Recuerdo a Fito siempre de buen humor y gastándonos bromas a
los niños. Era un maestro de la socarronería gallega, que nos amenazaba con
“fondearnos” si no obedecíamos sus órdenes de capitán. Afable y temperamental a
la vez, con una personalidad fuerte, envolvente y atractiva, levantaba la voz
al hablar. Rígido en sus convicciones –alguien las llamaría rarezas–, siempre
he creído que sus cabreos eran fingidos, pues se le terminaba por escapar la
sonrisa después de abroncar.
En las contadas ocasiones en que hablábamos por teléfono, la
conversación empezaba entonando los dos “A la luz del cigarro”. Luego me
preguntaba por mis padres, mis hermanos y las perrusquiñas, que era el
apelativo cariñoso con que se dirigía a las niñas.
La última vez que le vi fue en la terraza del Martiño. –¡Coño!
¡Atención, tripulación! ¡ ¡Cuádrense: capitán en cubierta!– Fue su saludo, al
que le respondí –¡A la orden mi almirante!–, antes de fundirnos en un abrazo.
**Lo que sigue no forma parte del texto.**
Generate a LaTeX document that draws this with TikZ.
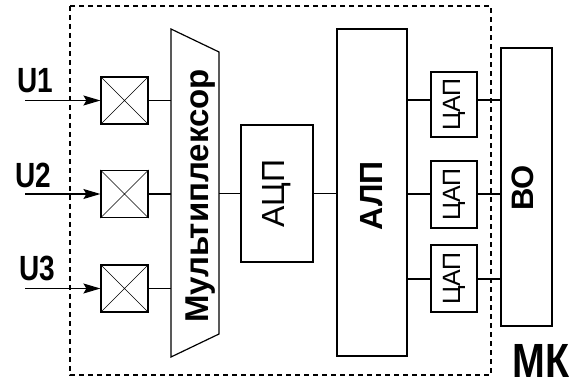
\documentclass[tikz,border=0pt]{standalone}
\usepackage{fontspec}
\setmainfont{Liberation Sans}
\usetikzlibrary{arrows.meta}
\tikzset{
  blk/.style={draw, line width=1.2pt, inner sep=0pt, anchor=center},
  wire/.style={line width=1.2pt},
  inwire/.style={line width=1.2pt, -{Stealth[length=17pt,width=10pt,inset=3pt]}},
  frame/.style={line width=1.2pt, dash pattern=on 5pt off 4pt},
  lbl/.style={inner sep=0pt, anchor=center},
}
\begin{document}
\begin{tikzpicture}[x=1pt,y=1pt]
\useasboundingbox (0,0) rectangle (579,-387);
\fill[white] (0,0) rectangle (579,-387);

% microcontroller boundary
\draw[frame] (70,-6) rectangle (491,-375);
\node[lbl, font=\fontsize{48}{54}\selectfont\bfseries, xscale=0.82] (mk) at (541,-361) {МК};

% input switches
\foreach \i/\y in {1/100.5, 2/194, 3/288.5}{
  \node[blk, minimum width=47pt, minimum height=47pt] (sw\i) at (124.5,-\y) {};
  \draw[line width=0.7pt] (sw\i.north west) -- (sw\i.south east)
                          (sw\i.south west) -- (sw\i.north east);
  \coordinate (in\i) at (25,-\y);
}
\node[lbl, font=\fontsize{35}{40}\selectfont\bfseries, xscale=0.8] (u1) at (35,-80.5) {U1};
\node[lbl, font=\fontsize{35}{40}\selectfont\bfseries, xscale=0.8] (u2) at (33,-175) {U2};
\node[lbl, font=\fontsize{35}{40}\selectfont\bfseries, xscale=0.8] (u3) at (37,-268.5) {U3};
\foreach \i in {1,2,3}{
  \draw[inwire] (in\i) -- (sw\i.west);
}

% multiplexer
\coordinate (muxTL) at (171,-29);
\coordinate (muxTR) at (219,-52);
\coordinate (muxBR) at (219,-334);
\coordinate (muxBL) at (171,-357);
\draw[wire, line join=miter] (muxTL) -- (muxTR) -- (muxBR) -- (muxBL) -- cycle;
\node[lbl, rotate=90, font=\fontsize{33}{38}\selectfont\bfseries] (muxtxt) at (201,-196) {Мультиплексор};
\foreach \i in {1,2,3}{
  \draw[wire] (sw\i.east) -- (sw\i.east -| muxTL);
}

% converter, ALU, DACs, output unit
\node[blk, minimum width=72pt, minimum height=137pt] (adc) at (277,-193.5) {};
\node[lbl, rotate=90, font=\fontsize{32}{36}\selectfont] at (adc.center) {АЦП};
\node[blk, minimum width=70pt, minimum height=327pt] (alu) at (372,-192.5) {};
\node[lbl, rotate=90, font=\fontsize{32}{36}\selectfont\bfseries] at (372,-196) {АЛП};
\node[blk, minimum width=46pt, minimum height=65pt] (dac1) at (454,-104.5) {};
\node[blk, minimum width=46pt, minimum height=67pt] (dac2) at (454,-194.5) {};
\node[blk, minimum width=46pt, minimum height=67pt] (dac3) at (454,-278.5) {};
\foreach \i in {1,2,3}{
  \node[lbl, rotate=90, font=\fontsize{25}{30}\selectfont] at (dac\i.center) {ЦАП};
}
\node[blk, minimum width=51pt, minimum height=278pt] (bo) at (526.5,-187) {};
\node[lbl, rotate=90, font=\fontsize{31}{36}\selectfont\bfseries] at (523,-188) {ВО};

\draw[wire] (muxBR |- adc.west) -- (adc.west);
\draw[wire] (adc.east) -- (adc.east -| alu.west);

\coordinate (r1) at (0,-100);
\coordinate (r2) at (0,-194);
\coordinate (r3) at (0,-279);
\foreach \i in {1,2,3}{
  \draw[wire] (alu.east |- r\i) -- (dac\i.west |- r\i);
  \draw[wire] (dac\i.east |- r\i) -- (bo.west |- r\i);
}
\end{tikzpicture}
\end{document}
Adolfo Rey Seijo –Fito– era marinero y era cirujano. No creo
que hubiera podido ser una cosa sin la otra. También era gallego. Mamó la mar
en la desembocadura del Eume, y su vocación le llevó a embarcarse como cirujano
de la Armada. Para mí, ha sido una mezcla de padre, hermano mayor, amigo,
mentor y, además, compañero de oficio. Cuando recibí la noticia de su partida,
me encontraba en Melilla con la primera cerveza que encontré tras cinco días de
abstinencia en Marruecos. No puede ser casualidad que, por esas latitudes,
fuera una “Estrella de Galicia”, ni que un par de horas después me tuviera que
embarcar rumbo a Almería.
Desde el puente que asoma a la proa de este barco –el
Sorolla– escribo estas líneas en tu memoria. El viento frío y húmedo me
alborota el pelo. Igual que de niño, en aquellos amaneceres de verano, cuando
me sentaba en la proa del Breamo mirando romper las olas contra la quilla. Y,
mirando a al mar, me pongo a cantar “A la luz del cigarro”. No se me ocurre que
pudiera hacerte mejor homenaje, Fito, ahora que estarás navegando entre las
estrellas a bordo del Breamo.
Desde el Mar de Alborán, el 26 de agosto de 2016.
“A la luz del cigarro voy al molino.
Si el cigarro se apaga,
si el cigarro se apaga,
si el cigarro se apaga, morena, yo voy contigo.”